Among the lines listed below, count those that include the string "this", and state only the count.
-- BEGIN Source material --
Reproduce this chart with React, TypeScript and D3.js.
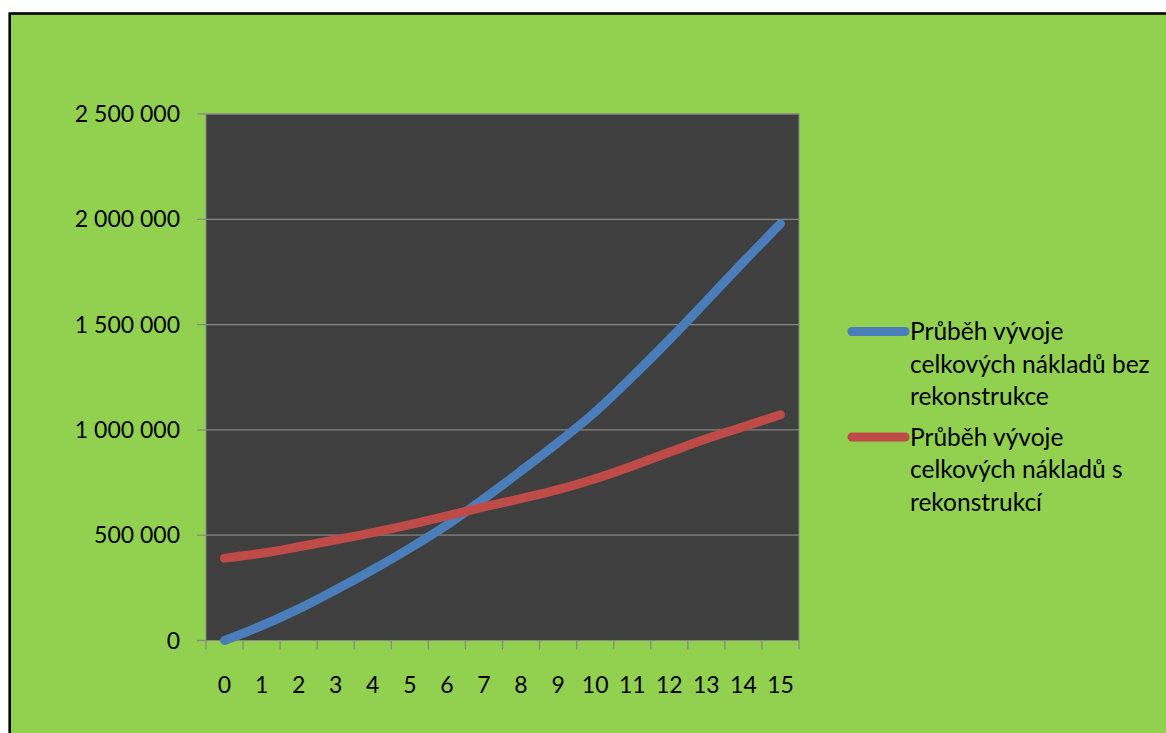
-- END Source material --
-- BEGIN Source material --
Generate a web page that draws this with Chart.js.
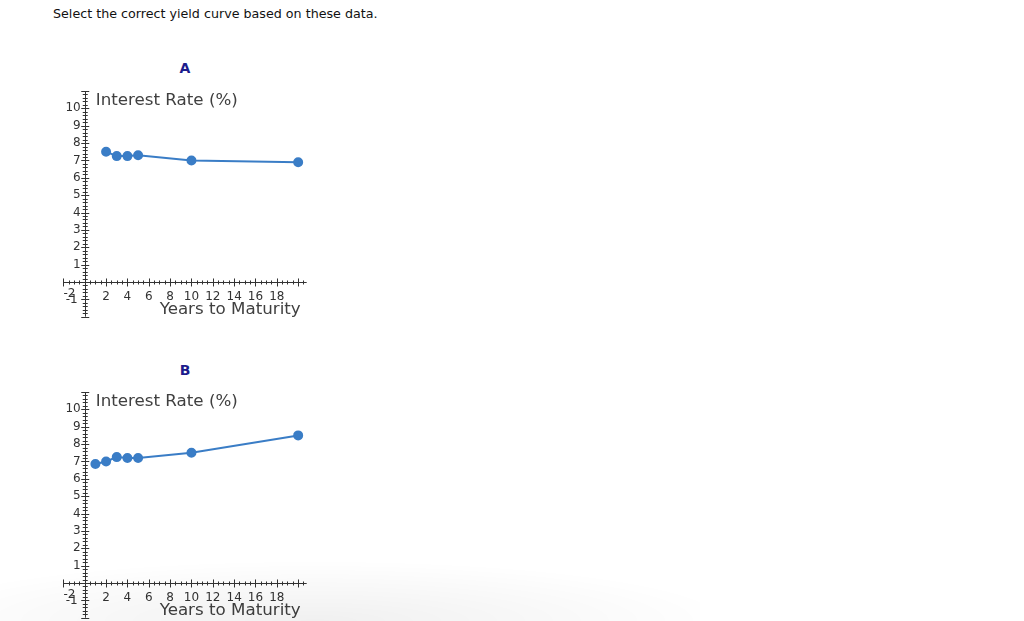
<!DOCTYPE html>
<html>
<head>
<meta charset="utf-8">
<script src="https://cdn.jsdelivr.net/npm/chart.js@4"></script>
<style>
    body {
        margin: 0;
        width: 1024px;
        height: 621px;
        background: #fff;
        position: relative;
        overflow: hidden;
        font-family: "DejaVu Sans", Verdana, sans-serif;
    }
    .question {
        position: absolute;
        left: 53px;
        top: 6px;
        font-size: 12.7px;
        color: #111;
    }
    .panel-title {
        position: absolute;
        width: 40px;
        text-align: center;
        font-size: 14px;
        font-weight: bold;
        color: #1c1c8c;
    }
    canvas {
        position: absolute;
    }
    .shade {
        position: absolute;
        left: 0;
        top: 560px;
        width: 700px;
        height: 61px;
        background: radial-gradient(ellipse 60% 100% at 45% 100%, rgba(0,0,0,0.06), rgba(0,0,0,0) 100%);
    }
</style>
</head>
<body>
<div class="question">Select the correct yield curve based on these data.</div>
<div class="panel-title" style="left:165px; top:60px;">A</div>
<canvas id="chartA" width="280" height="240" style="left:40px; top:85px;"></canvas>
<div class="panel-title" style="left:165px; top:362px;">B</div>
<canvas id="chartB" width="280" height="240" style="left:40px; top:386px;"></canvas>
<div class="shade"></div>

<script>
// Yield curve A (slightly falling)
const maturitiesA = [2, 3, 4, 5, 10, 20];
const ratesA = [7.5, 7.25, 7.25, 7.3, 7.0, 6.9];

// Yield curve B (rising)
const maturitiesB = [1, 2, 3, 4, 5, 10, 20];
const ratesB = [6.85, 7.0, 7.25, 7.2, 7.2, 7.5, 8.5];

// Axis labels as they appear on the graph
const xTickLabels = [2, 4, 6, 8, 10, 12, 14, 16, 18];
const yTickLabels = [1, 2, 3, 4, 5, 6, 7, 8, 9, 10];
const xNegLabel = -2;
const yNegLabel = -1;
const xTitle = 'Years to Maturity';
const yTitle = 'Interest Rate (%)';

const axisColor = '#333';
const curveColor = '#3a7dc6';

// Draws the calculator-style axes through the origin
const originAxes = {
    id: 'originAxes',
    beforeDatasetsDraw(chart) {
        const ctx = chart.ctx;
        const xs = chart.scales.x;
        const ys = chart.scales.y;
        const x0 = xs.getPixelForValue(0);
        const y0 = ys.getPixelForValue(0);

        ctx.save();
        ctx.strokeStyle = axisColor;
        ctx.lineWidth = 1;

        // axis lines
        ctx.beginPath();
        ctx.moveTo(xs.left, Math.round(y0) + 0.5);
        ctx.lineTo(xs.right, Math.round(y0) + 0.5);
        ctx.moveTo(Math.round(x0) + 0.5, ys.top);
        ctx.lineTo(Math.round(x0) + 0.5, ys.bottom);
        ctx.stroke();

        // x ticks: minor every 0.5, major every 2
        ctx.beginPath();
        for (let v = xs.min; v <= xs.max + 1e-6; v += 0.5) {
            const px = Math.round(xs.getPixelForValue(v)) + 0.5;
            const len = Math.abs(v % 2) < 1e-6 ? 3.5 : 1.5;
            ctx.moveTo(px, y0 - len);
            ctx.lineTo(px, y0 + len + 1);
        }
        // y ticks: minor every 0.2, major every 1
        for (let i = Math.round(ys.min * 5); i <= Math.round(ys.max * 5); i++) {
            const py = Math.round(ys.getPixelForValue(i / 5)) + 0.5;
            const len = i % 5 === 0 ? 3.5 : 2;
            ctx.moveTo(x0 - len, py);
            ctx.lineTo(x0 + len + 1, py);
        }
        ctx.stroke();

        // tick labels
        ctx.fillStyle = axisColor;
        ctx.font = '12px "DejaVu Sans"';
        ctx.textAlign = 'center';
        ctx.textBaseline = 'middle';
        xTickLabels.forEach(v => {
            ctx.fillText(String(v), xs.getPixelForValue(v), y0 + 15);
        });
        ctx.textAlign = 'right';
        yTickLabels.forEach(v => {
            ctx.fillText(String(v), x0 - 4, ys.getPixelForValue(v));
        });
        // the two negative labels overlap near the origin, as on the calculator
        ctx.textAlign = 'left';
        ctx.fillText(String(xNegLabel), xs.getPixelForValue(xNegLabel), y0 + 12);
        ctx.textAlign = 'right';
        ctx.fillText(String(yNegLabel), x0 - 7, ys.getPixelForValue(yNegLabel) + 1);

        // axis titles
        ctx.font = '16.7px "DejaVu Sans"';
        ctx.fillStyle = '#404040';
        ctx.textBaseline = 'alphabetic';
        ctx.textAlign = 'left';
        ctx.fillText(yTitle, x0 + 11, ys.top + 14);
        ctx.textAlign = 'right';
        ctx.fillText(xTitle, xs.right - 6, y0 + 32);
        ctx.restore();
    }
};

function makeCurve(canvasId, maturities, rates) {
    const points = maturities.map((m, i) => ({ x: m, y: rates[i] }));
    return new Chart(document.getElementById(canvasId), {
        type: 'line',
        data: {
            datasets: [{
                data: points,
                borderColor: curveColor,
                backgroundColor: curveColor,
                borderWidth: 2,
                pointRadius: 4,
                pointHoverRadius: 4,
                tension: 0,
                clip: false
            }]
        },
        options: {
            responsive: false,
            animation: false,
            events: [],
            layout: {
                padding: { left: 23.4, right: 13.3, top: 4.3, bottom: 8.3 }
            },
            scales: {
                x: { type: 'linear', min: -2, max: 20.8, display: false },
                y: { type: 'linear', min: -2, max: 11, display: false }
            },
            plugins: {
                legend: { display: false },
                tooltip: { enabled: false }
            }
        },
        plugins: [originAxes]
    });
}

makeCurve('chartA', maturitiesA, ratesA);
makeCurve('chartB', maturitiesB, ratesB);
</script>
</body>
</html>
-- END Source material --
■ **Expected answer**:
2